* start *

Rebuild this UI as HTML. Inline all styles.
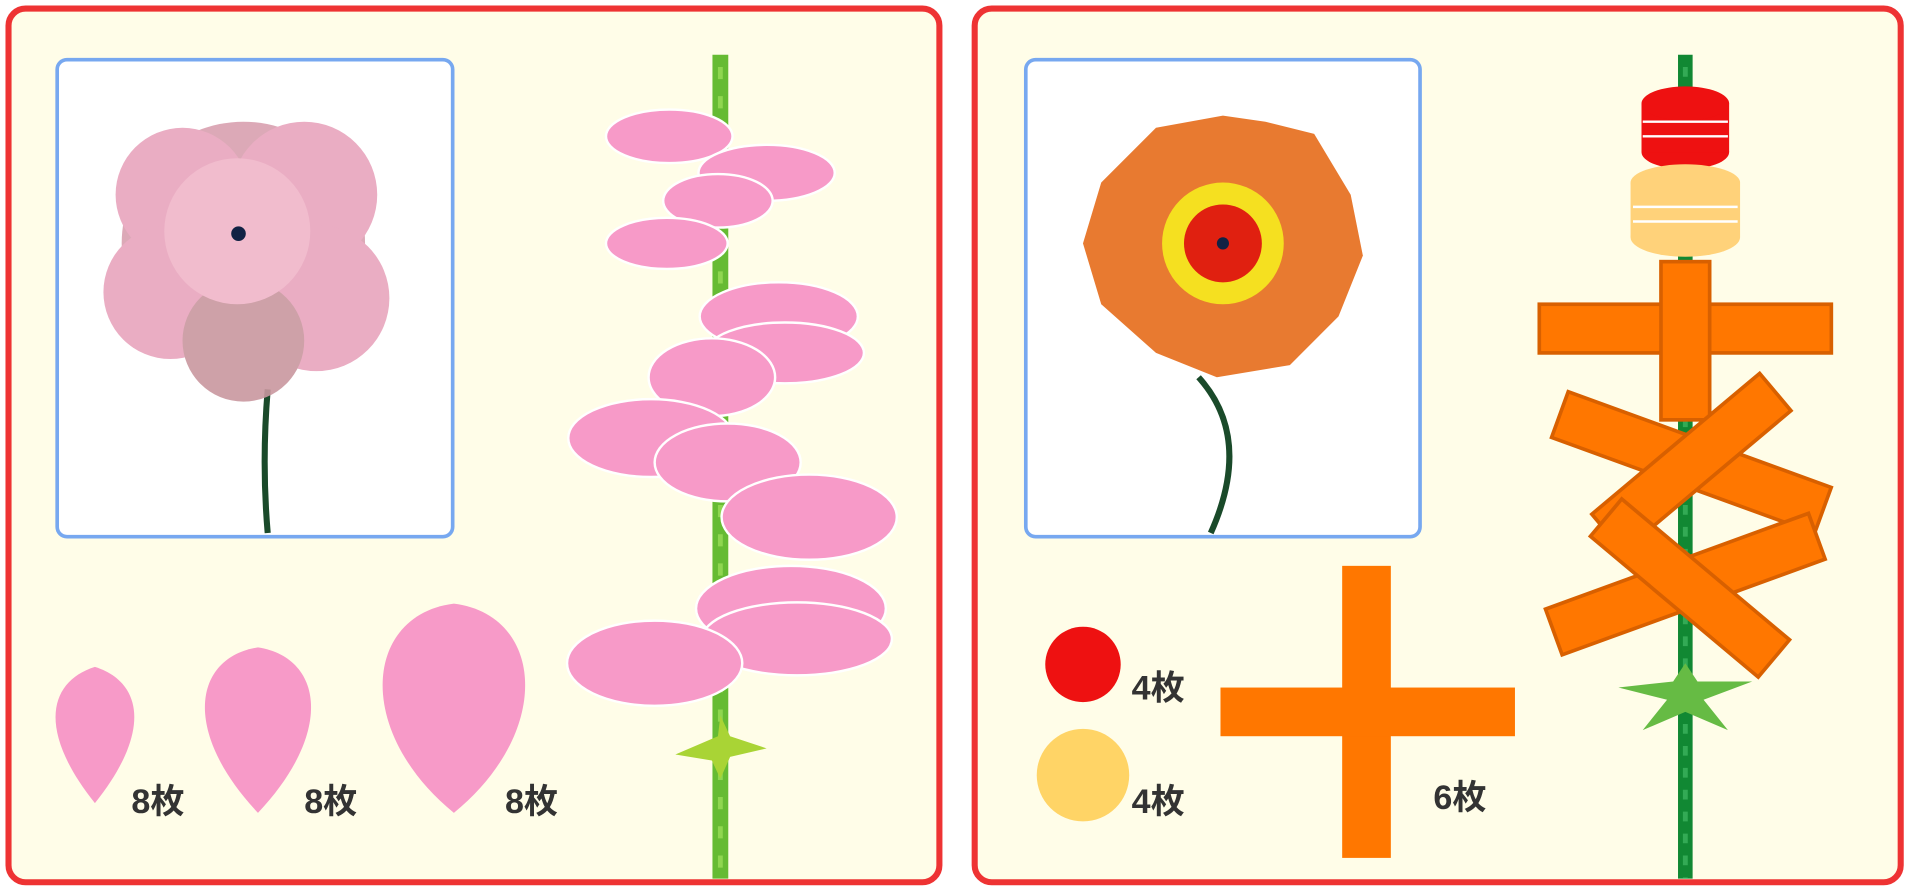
<!DOCTYPE html>
<html><head><meta charset="utf-8"><style>
html,body{margin:0;padding:0;background:#fff;width:1908px;height:892px;overflow:hidden}
svg{display:block}
text{font-family:"Liberation Sans","Noto Sans CJK JP",sans-serif;font-weight:bold;fill:#333;font-size:28px}
</style></head><body>
<svg width="1908" height="892" viewBox="0 0 1568 733" xmlns="http://www.w3.org/2000/svg">
<rect width="1568" height="733" fill="#fff"/>
<!-- panels -->
<rect x="7" y="7" width="765" height="718" rx="14" fill="#fffde8" stroke="#ee3333" stroke-width="5"/>
<rect x="801" y="7" width="761" height="718" rx="14" fill="#fffde8" stroke="#ee3333" stroke-width="5"/>
<!-- photo boxes -->
<rect x="47" y="49" width="325" height="392" rx="8" fill="#fff" stroke="#77a8f0" stroke-width="3"/>
<rect x="843" y="49" width="324" height="392" rx="8" fill="#fff" stroke="#77a8f0" stroke-width="3"/>
<!-- pink flower photo -->
<path d="M220 320 Q215 380 220 438" stroke="#1a4a2a" stroke-width="5" fill="none"/>
<g fill="#e8a5bd" opacity="0.9">
<circle cx="200" cy="200" r="100" fill="#d9a0b0"/>
<circle cx="150" cy="160" r="55"/><circle cx="250" cy="160" r="60"/>
<circle cx="140" cy="240" r="55"/><circle cx="260" cy="245" r="60"/>
<circle cx="200" cy="280" r="50" fill="#c9979f"/>
<circle cx="195" cy="190" r="60" fill="#f0b5c8"/>
</g>
<circle cx="196" cy="192" r="6" fill="#124"/>
<!-- orange flower photo -->
<path d="M985 310 Q1030 360 995 438" stroke="#1a4a2a" stroke-width="5" fill="none"/>
<g fill="#e87a30">
<polygon points="1005,95 1040,100 1080,110 1110,160 1120,210 1100,260 1060,300 1000,310 950,290 905,250 890,200 905,150 950,105"/>
</g>
<circle cx="1005" cy="200" r="50" fill="#f5e020"/>
<circle cx="1005" cy="200" r="32" fill="#e02010"/>
<circle cx="1005" cy="200" r="5" fill="#124"/>
<!-- left stem -->
<line x1="592" y1="45" x2="592" y2="722" stroke="#66bb33" stroke-width="13"/>
<line x1="592" y1="55" x2="592" y2="722" stroke="#8fd650" stroke-width="4" stroke-dasharray="10 14"/>
<!-- pink stacked petals -->
<g fill="#f79ac8" stroke="#fff" stroke-width="2">
<ellipse cx="550" cy="112" rx="52" ry="22"/>
<ellipse cx="630" cy="142" rx="56" ry="23"/>
<ellipse cx="590" cy="165" rx="45" ry="22"/>
<ellipse cx="548" cy="200" rx="50" ry="21"/>
<ellipse cx="640" cy="260" rx="65" ry="28"/>
<ellipse cx="645" cy="290" rx="65" ry="25"/>
<ellipse cx="585" cy="310" rx="52" ry="32"/>
<ellipse cx="535" cy="360" rx="68" ry="32"/>
<ellipse cx="598" cy="380" rx="60" ry="32"/>
<ellipse cx="665" cy="425" rx="72" ry="35"/>
<ellipse cx="650" cy="500" rx="78" ry="35"/>
<ellipse cx="655" cy="525" rx="78" ry="30"/>
<ellipse cx="538" cy="545" rx="72" ry="35"/>
</g>
<polygon points="555,620 590,605 592,588 600,605 630,615 600,622 592,640 585,625" fill="#a9d435"/>
<!-- petal shapes -->
<g fill="#f79ac8">
<path d="M78 548 C40 560 30 600 78 660 C126 600 116 560 78 548Z"/>
<path d="M212 532 C160 540 148 600 212 668 C276 600 264 540 212 532Z"/>
<path d="M373 496 C300 505 290 600 373 668 C456 600 446 505 373 496Z"/>
</g>
<text x="108" y="668">8枚</text>
<text x="250" y="668">8枚</text>
<text x="415" y="668">8枚</text>
<!-- right stem -->
<line x1="1385" y1="45" x2="1385" y2="722" stroke="#118833" stroke-width="12"/>
<line x1="1385" y1="55" x2="1385" y2="722" stroke="#33aa55" stroke-width="4" stroke-dasharray="8 10"/>
<g fill="#ee1111"><ellipse cx="1385" cy="125" rx="36" ry="14"/><rect x="1349" y="85" width="72" height="40"/><ellipse cx="1385" cy="85" rx="36" ry="14"/></g>
<g stroke="#fff" stroke-width="2"><line x1="1350" y1="100" x2="1420" y2="100"/><line x1="1350" y1="112" x2="1420" y2="112"/></g>
<g fill="#ffd27a"><ellipse cx="1385" cy="195" rx="45" ry="16"/><rect x="1340" y="150" width="90" height="45"/><ellipse cx="1385" cy="150" rx="45" ry="15"/></g>
<g stroke="#fff" stroke-width="2"><line x1="1342" y1="170" x2="1428" y2="170"/><line x1="1342" y1="182" x2="1428" y2="182"/></g>
<g fill="#ff7700" stroke="#d86000" stroke-width="3">
<rect x="1265" y="250" width="240" height="40"/><rect x="1365" y="215" width="40" height="130"/>
<rect x="1275" y="360" width="230" height="40" transform="rotate(20 1390 380)"/>
<rect x="1300" y="360" width="180" height="40" transform="rotate(-40 1390 380)"/>
<rect x="1270" y="460" width="230" height="40" transform="rotate(-20 1385 480)"/>
<rect x="1300" y="460" width="180" height="40" transform="rotate(40 1385 480)"/>
</g>
<polygon points="1330,565 1375,560 1385,545 1395,560 1440,560 1400,575 1420,600 1385,585 1350,600 1370,575" fill="#66bb44"/>
<!-- right shapes -->
<circle cx="890" cy="546" r="31" fill="#ee1111"/>
<circle cx="890" cy="637" r="38" fill="#ffd466"/>
<text x="930" y="575">4枚</text>
<text x="930" y="668">4枚</text>
<g fill="#ff7700">
<rect x="1103" y="465" width="40" height="240"/>
<rect x="1003" y="565" width="242" height="40"/>
</g>
<text x="1178" y="665">6枚</text>
</svg>
</body></html>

* end *

> **INSTRUCTIONS FOR THE TASK**
Reproduce the material word for word. Any pictures should be left out of the copy.

> **ANSWER TO THIS PROBLEM**
Rebuild this UI as HTML. Inline all styles.
<!DOCTYPE html>
<html><head><meta charset="utf-8"><style>
html,body{margin:0;padding:0;background:#fff;width:1908px;height:892px;overflow:hidden}
svg{display:block}
text{font-family:"Liberation Sans","Noto Sans CJK JP",sans-serif;font-weight:bold;fill:#333;font-size:28px}
</style></head><body>
<svg width="1908" height="892" viewBox="0 0 1568 733" xmlns="http://www.w3.org/2000/svg">
<rect width="1568" height="733" fill="#fff"/>
<!-- panels -->
<rect x="7" y="7" width="765" height="718" rx="14" fill="#fffde8" stroke="#ee3333" stroke-width="5"/>
<rect x="801" y="7" width="761" height="718" rx="14" fill="#fffde8" stroke="#ee3333" stroke-width="5"/>
<!-- photo boxes -->
<rect x="47" y="49" width="325" height="392" rx="8" fill="#fff" stroke="#77a8f0" stroke-width="3"/>
<rect x="843" y="49" width="324" height="392" rx="8" fill="#fff" stroke="#77a8f0" stroke-width="3"/>
<!-- pink flower photo -->
<path d="M220 320 Q215 380 220 438" stroke="#1a4a2a" stroke-width="5" fill="none"/>
<g fill="#e8a5bd" opacity="0.9">
<circle cx="200" cy="200" r="100" fill="#d9a0b0"/>
<circle cx="150" cy="160" r="55"/><circle cx="250" cy="160" r="60"/>
<circle cx="140" cy="240" r="55"/><circle cx="260" cy="245" r="60"/>
<circle cx="200" cy="280" r="50" fill="#c9979f"/>
<circle cx="195" cy="190" r="60" fill="#f0b5c8"/>
</g>
<circle cx="196" cy="192" r="6" fill="#124"/>
<!-- orange flower photo -->
<path d="M985 310 Q1030 360 995 438" stroke="#1a4a2a" stroke-width="5" fill="none"/>
<g fill="#e87a30">
<polygon points="1005,95 1040,100 1080,110 1110,160 1120,210 1100,260 1060,300 1000,310 950,290 905,250 890,200 905,150 950,105"/>
</g>
<circle cx="1005" cy="200" r="50" fill="#f5e020"/>
<circle cx="1005" cy="200" r="32" fill="#e02010"/>
<circle cx="1005" cy="200" r="5" fill="#124"/>
<!-- left stem -->
<line x1="592" y1="45" x2="592" y2="722" stroke="#66bb33" stroke-width="13"/>
<line x1="592" y1="55" x2="592" y2="722" stroke="#8fd650" stroke-width="4" stroke-dasharray="10 14"/>
<!-- pink stacked petals -->
<g fill="#f79ac8" stroke="#fff" stroke-width="2">
<ellipse cx="550" cy="112" rx="52" ry="22"/>
<ellipse cx="630" cy="142" rx="56" ry="23"/>
<ellipse cx="590" cy="165" rx="45" ry="22"/>
<ellipse cx="548" cy="200" rx="50" ry="21"/>
<ellipse cx="640" cy="260" rx="65" ry="28"/>
<ellipse cx="645" cy="290" rx="65" ry="25"/>
<ellipse cx="585" cy="310" rx="52" ry="32"/>
<ellipse cx="535" cy="360" rx="68" ry="32"/>
<ellipse cx="598" cy="380" rx="60" ry="32"/>
<ellipse cx="665" cy="425" rx="72" ry="35"/>
<ellipse cx="650" cy="500" rx="78" ry="35"/>
<ellipse cx="655" cy="525" rx="78" ry="30"/>
<ellipse cx="538" cy="545" rx="72" ry="35"/>
</g>
<polygon points="555,620 590,605 592,588 600,605 630,615 600,622 592,640 585,625" fill="#a9d435"/>
<!-- petal shapes -->
<g fill="#f79ac8">
<path d="M78 548 C40 560 30 600 78 660 C126 600 116 560 78 548Z"/>
<path d="M212 532 C160 540 148 600 212 668 C276 600 264 540 212 532Z"/>
<path d="M373 496 C300 505 290 600 373 668 C456 600 446 505 373 496Z"/>
</g>
<text x="108" y="668">8枚</text>
<text x="250" y="668">8枚</text>
<text x="415" y="668">8枚</text>
<!-- right stem -->
<line x1="1385" y1="45" x2="1385" y2="722" stroke="#118833" stroke-width="12"/>
<line x1="1385" y1="55" x2="1385" y2="722" stroke="#33aa55" stroke-width="4" stroke-dasharray="8 10"/>
<g fill="#ee1111"><ellipse cx="1385" cy="125" rx="36" ry="14"/><rect x="1349" y="85" width="72" height="40"/><ellipse cx="1385" cy="85" rx="36" ry="14"/></g>
<g stroke="#fff" stroke-width="2"><line x1="1350" y1="100" x2="1420" y2="100"/><line x1="1350" y1="112" x2="1420" y2="112"/></g>
<g fill="#ffd27a"><ellipse cx="1385" cy="195" rx="45" ry="16"/><rect x="1340" y="150" width="90" height="45"/><ellipse cx="1385" cy="150" rx="45" ry="15"/></g>
<g stroke="#fff" stroke-width="2"><line x1="1342" y1="170" x2="1428" y2="170"/><line x1="1342" y1="182" x2="1428" y2="182"/></g>
<g fill="#ff7700" stroke="#d86000" stroke-width="3">
<rect x="1265" y="250" width="240" height="40"/><rect x="1365" y="215" width="40" height="130"/>
<rect x="1275" y="360" width="230" height="40" transform="rotate(20 1390 380)"/>
<rect x="1300" y="360" width="180" height="40" transform="rotate(-40 1390 380)"/>
<rect x="1270" y="460" width="230" height="40" transform="rotate(-20 1385 480)"/>
<rect x="1300" y="460" width="180" height="40" transform="rotate(40 1385 480)"/>
</g>
<polygon points="1330,565 1375,560 1385,545 1395,560 1440,560 1400,575 1420,600 1385,585 1350,600 1370,575" fill="#66bb44"/>
<!-- right shapes -->
<circle cx="890" cy="546" r="31" fill="#ee1111"/>
<circle cx="890" cy="637" r="38" fill="#ffd466"/>
<text x="930" y="575">4枚</text>
<text x="930" y="668">4枚</text>
<g fill="#ff7700">
<rect x="1103" y="465" width="40" height="240"/>
<rect x="1003" y="565" width="242" height="40"/>
</g>
<text x="1178" y="665">6枚</text>
</svg>
</body></html>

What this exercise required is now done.